As for my friend, I didn’t say anything to her about it for a while because I knew she was probably in a tough position. As luck would have it, the topic naturally came about later and she admitted to me that she has been having a hard time not letting me know about the gatherings. You know, I get it. But the kicker is that she felt restricted because my husband’s boss’s wife had actually said something to her about hanging out with me! I personally feel like that’s going too far, especially when my friend’s husband is not my husband’s direct boss.

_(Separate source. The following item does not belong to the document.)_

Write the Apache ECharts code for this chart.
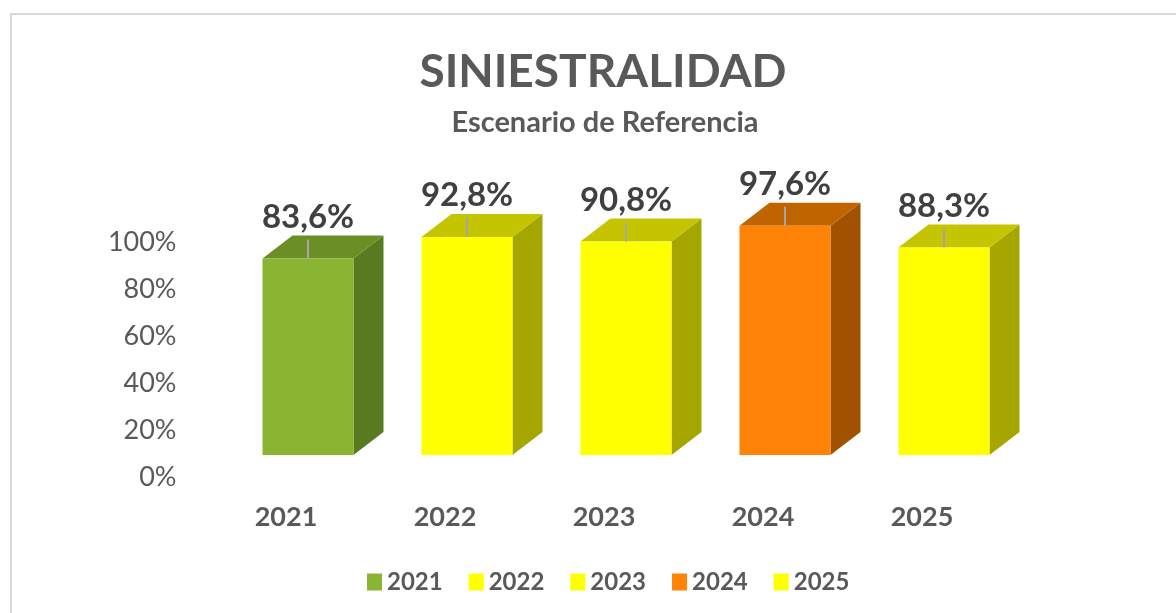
<!DOCTYPE html>
<html>
<head>
<meta charset="utf-8">
<script src="https://cdn.jsdelivr.net/npm/echarts@6/dist/echarts.min.js"></script>
<style>
  html, body { margin: 0; padding: 0; background: #fff; }
  #chart { width: 1176px; height: 613px; }
</style>
</head>
<body>
<div id="chart"></div>
<script>
// 数据
const years = ['2021', '2022', '2023', '2024', '2025'];
const values = [83.6, 92.8, 90.8, 97.6, 88.3];
const yTicks = [0, 20, 40, 60, 80, 100];

// 颜色：正面 / 侧面 / 顶面
const frontColors = ['#8AB533', '#FFFF00', '#FFFF00', '#FF8306', '#FFFF00'];
const sideColors = ['#5A7A21', '#A6A600', '#A6A600', '#A05200', '#A6A600'];
const topColors = ['#6B8E25', '#C4C400', '#C4C400', '#C06400', '#C4C400'];

const FONT = 'Lato, "Open Sans", sans-serif';
const BAR_W = 91;
const DX = 30, DY = -23; // 纵深
const SHIFT = 22; // 正面相对坐标轴的偏移

function fmt(v) {
  return v.toFixed(1).replace('.', ',') + '%';
}

// 画立体柱
function renderBox(params, api) {
  const idx = params.seriesIndex;
  const base = api.coord([api.value(0), 0]);
  const top = api.coord([api.value(0), api.value(1)]);
  const cx = base[0] + SHIFT;
  const x0 = cx - BAR_W / 2, x1 = cx + BAR_W / 2;
  const yb = base[1] - SHIFT, yt = top[1] - SHIFT;
  return {
    type: 'group',
    children: [{
      type: 'polygon',
      shape: { points: [[x1, yt], [x1 + DX, yt + DY], [x1 + DX, yb + DY], [x1, yb]] },
      style: { fill: sideColors[idx] }
    }, {
      type: 'polygon',
      shape: { points: [[x0, yt], [x0 + DX, yt + DY], [x1 + DX, yt + DY], [x1, yt]] },
      style: { fill: topColors[idx] }
    }, {
      type: 'rect',
      shape: { x: x0, y: yt, width: BAR_W, height: yb - yt },
      style: { fill: frontColors[idx] }
    }, {
      type: 'line',
      shape: { x1: cx, y1: yt, x2: cx, y2: yt - 19 },
      style: { stroke: '#A6A6A6', lineWidth: 2 }
    }, {
      type: 'text',
      style: {
        text: fmt(api.value(1)),
        x: cx,
        y: yt + DY - 2,
        align: 'center',
        verticalAlign: 'bottom',
        font: 'bold 33px ' + FONT,
        fill: '#404040'
      }
    }]
  };
}

const chart = echarts.init(document.getElementById('chart'));

const series = years.map(function(y, i) {
  return {
    name: y,
    type: 'custom',
    renderItem: renderBox,
    itemStyle: { color: frontColors[i] },
    data: [[i, values[i]]],
    z: 2
  };
});

chart.setOption({
  animation: false,
  title: [{
    text: 'SINIESTRALIDAD',
    left: 598,
    textAlign: 'center',
    top: 44,
    textStyle: { fontFamily: FONT, fontWeight: 'bold', fontSize: 46, color: '#595959' }
  }, {
    text: 'Escenario de Referencia',
    left: 600,
    textAlign: 'center',
    top: 103,
    textStyle: { fontFamily: FONT, fontWeight: 'bold', fontSize: 29, color: '#595959' }
  }],
  legend: {
    left: 362,
    top: 565,
    icon: 'rect',
    itemWidth: 15,
    itemHeight: 17,
    itemGap: 26,
    textStyle: { fontFamily: FONT, fontWeight: 'bold', fontSize: 24, color: '#595959' },
    data: years
  },
  grid: { left: 206.5, right: 174.5, top: 242, bottom: 136 },
  xAxis: {
    type: 'category',
    data: years,
    axisLine: { show: false },
    axisTick: { show: false },
    axisLabel: {
      margin: 27,
      fontFamily: FONT, fontWeight: 'bold', fontSize: 27, color: '#595959'
    }
  },
  yAxis: {
    type: 'value',
    min: yTicks[0],
    max: yTicks[yTicks.length - 1],
    interval: yTicks[1] - yTicks[0],
    axisLine: { show: false },
    axisTick: { show: false },
    splitLine: { show: false },
    axisLabel: {
      margin: 30,
      fontFamily: FONT, fontSize: 27, color: '#595959',
      formatter: '{value}%'
    }
  },
  graphic: [{
    type: 'rect',
    shape: { x: 11, y: 14, width: 1300, height: 800 },
    style: { fill: 'none', stroke: '#D9D9D9', lineWidth: 2 },
    silent: true
  }],
  series: series
});
</script>
</body>
</html>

What I suspect is really going on is that her husband is complaining about my husband to her, and she shares it in her group of friends. This is nothing new. My husband is quite an acquired taste, to put it politely; I’m not stupid. I understand her need to vent to people for her husband, but I don’t know if her subtle attempts to diplomatically say “stay away from my friends” is the way to handle it.

I never interpreted choosing the right spouse friends as meaning choosing spouses of your same rank. Is she right or am I right?


2 thoughts on “My First Encounter with Rankism

  1. Be friends with whoever you want to be friends with. My spouse wears the uniform and the rank, but I don’t. Therefore, it doesn’t matter who I befriend. As long as you set work issues aside, don’t even think twice about hanging out with someone whose spouse may be a different rank than yours. Spouses are civilians, and wear no ranks, so no fraternization rules apply for spouse friendships. Don’t let anyone else tell you otherwise, or make you feel inferior for something that is out of your control and doesn’t even matter. 🙂

    • Thanks cautiouscrow. I think you’re definitely right. I’ve decided it’s probably not worth it to pursue a friendship with people like that anymore. I’m going to do my best to learn from this and stay open minded to all kinds of spouses.